Q. How did the organic research farm and Community Supported Agriculture (CSA) program on UK’s Horticulture Research Farm come about?
A. When I came here, I tried to forge an area where I could make a contribution. Brent Rowell, chair of the farm committee in those days, believed there was a place for organic agriculture and supported me. That was my calling card. I started out in weed control and organic agriculture, but then I expanded into all aspects of organic horticulture production. I look holistically at farming now, not just at individual components. Our goal is to make the whole system more sustainable and preserve our rich agricultural heritage.
Q. What makes you most proud?
A. I’m proudest that we’ve built this community in the College and on campus that thinks about sustainability. We are in our sixth year of the CSA. We’ve got 31 majors in the (Sustainable Ag) degree program and eight or so minors. The organic farming unit continues to expand. The College is positioning itself to be a leader in sustainable agriculture in the United States. To feel that I’ve been part of that is a great feeling.
To Relish an Education
Photo credit: Carol Hanley
Zach Cozart has grown up watching his father garden, so unlike many boys in the BMW/STEM Academy, the work was familiar to him when the boys began planting a salsa garden in 2011. The salsa garden was part of a long-term project in partnership with the UK College of Agriculture.
“In school, you don’t learn science in the same hands-on way that’s done here,” said Cozart, an eighth grader at Lexington Traditional Magnet School. “This project was different, because I grew an organic garden; I didn’t know anything about that before I started this project.”
Cozart is one of 141 teenage boys from Central Kentucky enrolled in the Black Males Working Academy, founded by Lexington educator Roszalyn Akins to address the achievement gap between African-American males and other students.
“I want these boys to know that college is not just a dream, it can be a reality,” Akins said. “I wanted to get these boys on campus and let them start building relationships.”
That’s where Carol Hanley and her team from the College’s Environmental and Natural Resources Initiative come in. The salsa garden is just one of many science, technology, engineering, and mathematics (STEM) projects the boys successfully completed in partnership with UKAg personnel and resources.
“It’s an opportunity for them to get an understanding about agriculture and all the career fields that they can go into with a major in agriculture,” Akins said. “It’s so much more than just farming.”
Cozart hopes to one day be a mechanical engineer and said projects like the salsa garden have helped him better understand science.
First Fridays are Fresh
The smell of fresh eggs, country ham, sautéed kale, and Asiago cheese wafts through the air, blended with coffee and the sound of laughter and friendly discussion. It sounds like breakfast at a quaint, rural bed-and-breakfast, but all this is actually served up the first Friday of each month by the UK College of Agriculture’s Sustainable Agriculture and Food Systems working group.
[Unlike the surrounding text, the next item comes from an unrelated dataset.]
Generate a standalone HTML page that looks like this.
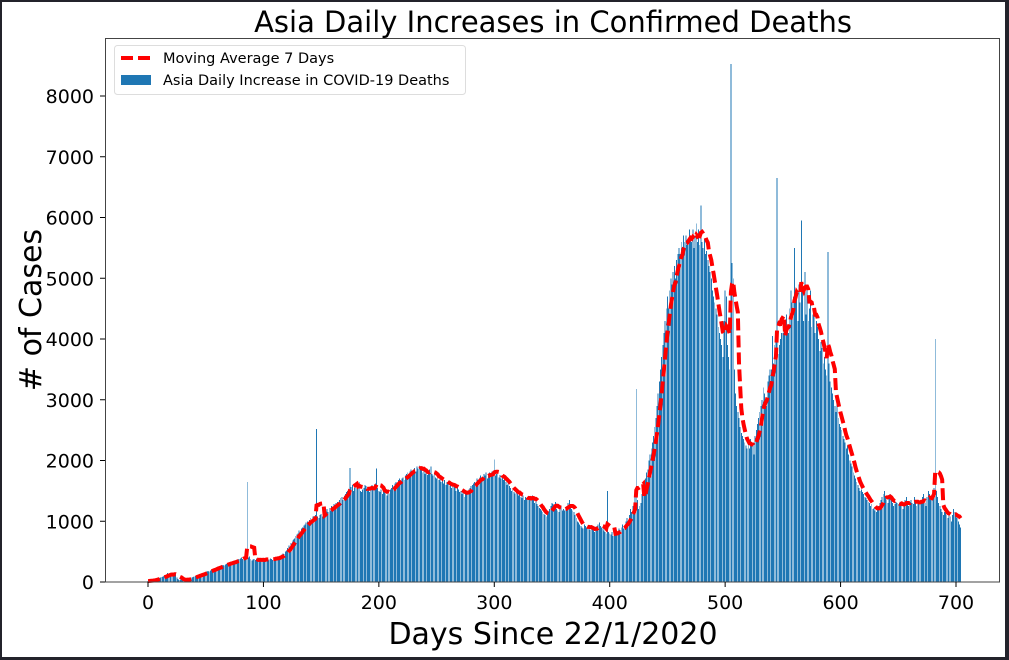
<!DOCTYPE html>
<html><head><meta charset="utf-8"><style>
html,body{margin:0;padding:0;background:#23232b;}
svg{display:block;font-family:"DejaVu Sans","Liberation Sans",sans-serif;}
</style></head><body>
<svg id="chart" width="1009" height="660" viewBox="0 0 1009 660">
<rect x="2" y="2" width="1003" height="655" fill="#fff"/>
<text x="553" y="32" font-size="29" text-anchor="middle">Asia Daily Increases in Confirmed Deaths</text>
<g id="bars" shape-rendering="crispEdges"></g>
<path id="ma" fill="none" stroke="#ff0000" stroke-width="4" stroke-dasharray="12 5"/>
<rect x="105.5" y="38.5" width="894" height="543.5" fill="none" stroke="#444" stroke-width="1"/>
<g id="xt"></g>
<g id="yt"></g>
<text x="553" y="644" font-size="30" text-anchor="middle">Days Since 22/1/2020</text>
<text transform="translate(41,310) rotate(-90)" font-size="30" text-anchor="middle">#  of Cases</text>
<g>
<rect x="114.5" y="45.5" width="351" height="49" rx="3" fill="#fff" stroke="#ddd"/>
<line x1="121" y1="58" x2="150" y2="58" stroke="#ff0000" stroke-width="4" stroke-dasharray="12 5"/>
<text x="163" y="63" font-size="14.5">Moving Average 7 Days</text>
<rect x="121" y="75" width="30" height="10" fill="#1f77b4"/>
<text x="163" y="85" font-size="14.5">Asia Daily Increase in COVID-19 Deaths</text>
</g>
</svg>
<script>
const deaths = [
17,15,24,26,26,38,42,46,59,64,
66,73,86,89,97,108,97,146,121,143,
142,105,98,136,150,70,52,29,44,47,
35,42,31,38,31,52,58,60,70,80,
90,95,100,110,105,120,130,140,135,150,
160,170,180,175,190,200,210,220,215,230,
240,250,245,260,270,280,275,290,300,310,
300,320,330,310,340,350,330,360,370,380,
390,400,380,420,410,430,1650,400,420,380,
350,370,380,360,390,340,350,370,360,380,
370,360,390,380,350,370,390,380,360,400,
390,410,380,420,400,430,450,470,460,500,
520,560,600,580,640,680,700,720,760,780,
800,850,820,880,900,930,950,980,1000,960,
1020,1050,990,1080,1060,1100,2520,1080,1050,1100,
1120,1080,1150,1100,1180,1200,1150,1220,1180,1250,
1230,1280,1250,1300,1320,1280,1350,1380,1400,1350,
1420,1450,1480,1500,1520,1880,1560,1600,1500,1550,
1600,1620,1580,1650,1500,1480,1520,1550,1600,1580,
1500,1520,1480,1560,1600,1550,1580,1620,1870,1550,
1500,1480,1520,1450,1500,1550,1480,1420,1500,1460,
1520,1550,1600,1580,1620,1650,1600,1680,1700,1650,
1700,1720,1680,1750,1780,1800,1760,1820,1850,1800,
1850,1880,1820,1900,1870,1920,1880,1850,1800,1830,
1780,1800,1760,1820,1850,1900,1780,1750,1800,1720,
1700,1750,1680,1720,1650,1700,1620,1680,1600,1650,
1620,1580,1600,1550,1620,1580,1600,1500,1560,1520,
1480,1500,1450,1520,1400,1480,1450,1500,1520,1550,
1580,1600,1620,1650,1600,1700,1680,1720,1750,1700,
1720,1780,1750,1800,1700,1760,1800,1750,1820,1780,
2020,1750,1780,1800,1720,1760,1700,1740,1680,1700,
1650,1600,1620,1580,1550,1500,1520,1480,1460,1500,
1450,1420,1480,1400,1380,1420,1350,1400,1380,1360,
1380,1400,1350,1420,1380,1300,1350,1280,1250,1220,
1200,1180,1150,1120,1100,1080,1120,1150,1200,1250,
1300,1280,1250,1320,1200,1180,1150,1220,1250,1180,
1200,1180,1220,1250,1300,1350,1250,1200,1180,1150,
1100,1050,1000,980,950,920,900,880,950,920,
900,880,920,860,900,880,850,820,900,920,
950,980,920,900,880,850,820,800,1500,820,
800,780,820,760,800,780,850,820,880,860,
900,950,880,920,1000,1050,980,1100,1200,1150,
1250,1300,1400,3180,1350,1200,1250,1300,1450,1550,
1650,1700,1800,1850,2000,2100,2200,2300,2400,2550,
2700,2900,3100,3300,3500,3700,3900,4100,4300,4500,
4700,4500,4800,5000,4900,5100,5200,5000,5300,5400,
5500,5400,5600,5500,5700,5600,5700,5550,5600,5800,
5700,5600,5800,5500,5700,5900,5600,5800,5550,6200,
5600,5500,5650,5400,5450,5300,5200,5100,5000,4800,
4700,4600,4500,4400,4200,4100,4000,3900,3700,4300,
4800,4700,3900,3700,3500,8530,5250,5000,3500,3100,
2900,2800,2700,2550,2450,2400,2350,2300,2250,2200,
2300,2200,2350,2250,2300,2100,2400,2500,2600,2700,
2800,2900,3000,3200,3100,3000,2900,3300,3400,3500,
3500,4050,3600,3900,4000,6650,3750,3900,4000,4100,
4100,4200,4300,4400,4200,4100,4500,4800,4600,4700,
5500,4600,4700,4300,4900,4600,5950,4800,4300,5100,
4400,4900,4300,4500,4800,4200,4400,4500,4100,4300,
4200,4000,3800,3950,3850,3600,3700,3500,3400,5430,
3600,3300,3200,3100,3000,2900,2800,2950,2700,2600,
2550,2500,2400,2350,2300,2200,2250,2100,2000,1950,
1900,1800,1750,1700,1650,1600,1550,1500,1520,1480,
1450,1400,1380,1350,1320,1300,1250,1280,1200,1220,
1180,1150,1200,1250,1300,1350,1400,1450,1500,1400,
1350,1300,1400,1450,1350,1300,1250,1280,1320,1300,
1280,1300,1250,1320,1200,1280,1350,1400,1300,1250,
1320,1350,1300,1280,1400,1350,1250,1320,1280,1300,
1350,1400,1450,1300,1250,1400,1500,1450,1350,1400,
1500,1550,4000,1500,1400,1300,1250,1200,1150,1100,
1150,1200,1100,1050,1150,1080,1000,1100,1200,1150,
1100,1050,1000,950,900
];
const xTicks = [0,100,200,300,400,500,600,700];
const yTicks = [0,1000,2000,3000,4000,5000,6000,7000,8000];
const window7 = 7;

const NS = "http://www.w3.org/2000/svg";
const X0 = 148, XS = 808/700, Y0 = 582, YS = 486/8000;
const xs = d => X0 + d*XS;
const ys = v => Y0 - v*YS;

const bars = document.getElementById('bars');
deaths.forEach((v,i)=>{
  const r = document.createElementNS(NS,'rect');
  r.setAttribute('x', xs(i)-0.4*XS);
  r.setAttribute('y', ys(v));
  r.setAttribute('width', 0.8*XS);
  r.setAttribute('height', Y0-ys(v));
  r.setAttribute('fill', '#1f77b4');
  
  
  bars.appendChild(r);
});

let d = '';
deaths.forEach((v,i)=>{
  const s = Math.max(0,i-window7+1);
  const sl = deaths.slice(s,i+1);
  const m = sl.reduce((a,b)=>a+b,0)/sl.length;
  d += (i?'L':'M') + xs(i).toFixed(2) + ',' + ys(m).toFixed(2);
});
document.getElementById('ma').setAttribute('d', d);

const xt = document.getElementById('xt');
xTicks.forEach(t=>{
  const l = document.createElementNS(NS,'line');
  l.setAttribute('x1', xs(t)); l.setAttribute('x2', xs(t));
  l.setAttribute('y1', 582); l.setAttribute('y2', 587);
  l.setAttribute('stroke', '#000');
  
  
  xt.appendChild(l);
  const tx = document.createElementNS(NS,'text');
  tx.setAttribute('x', xs(t)); tx.setAttribute('y', 609);
  tx.setAttribute('font-size', '19'); tx.setAttribute('text-anchor', 'middle');
  tx.textContent = t;
  
  
  xt.appendChild(tx);
});
const yt = document.getElementById('yt');
yTicks.forEach(t=>{
  const l = document.createElementNS(NS,'line');
  l.setAttribute('x1', 100); l.setAttribute('x2', 105);
  l.setAttribute('y1', ys(t)); l.setAttribute('y2', ys(t));
  l.setAttribute('stroke', '#000');
  
  
  yt.appendChild(l);
  const tx = document.createElementNS(NS,'text');
  tx.setAttribute('x', 94); tx.setAttribute('y', ys(t)+7);
  tx.setAttribute('font-size', '19'); tx.setAttribute('text-anchor', 'end');
  tx.textContent = t;
  
  
  yt.appendChild(tx);
});
</script>
</body></html>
“We really wanted to bring together a diverse group of people from the university and the community,” said Lee Meyer, UK agricultural economist and chair of the working group. “We realize that sustainability has three main components—environmental stewardship, economics, and community—and all these things blended together really do go right along with our core land-grant mission.”
Richard McAlister, one of the partners in Marksbury Farm Market in Garrard County, spoke at a First Friday breakfast forum about the need for local processing to help strengthen the local food chain.
Nearly 100 people ranging from faculty, staff, and students to community leaders, farmers, and local-food enthusiasts fill their plates and then find a seat to listen to speakers talk about topics related to sustainable agriculture.
“The First Friday Breakfasts are a great example of cross-disciplinary collaboration and community engagement, and the focus on sustainability through the lens of food and agriculture is very exciting,” said Shane Tedder, UK sustainability coordinator.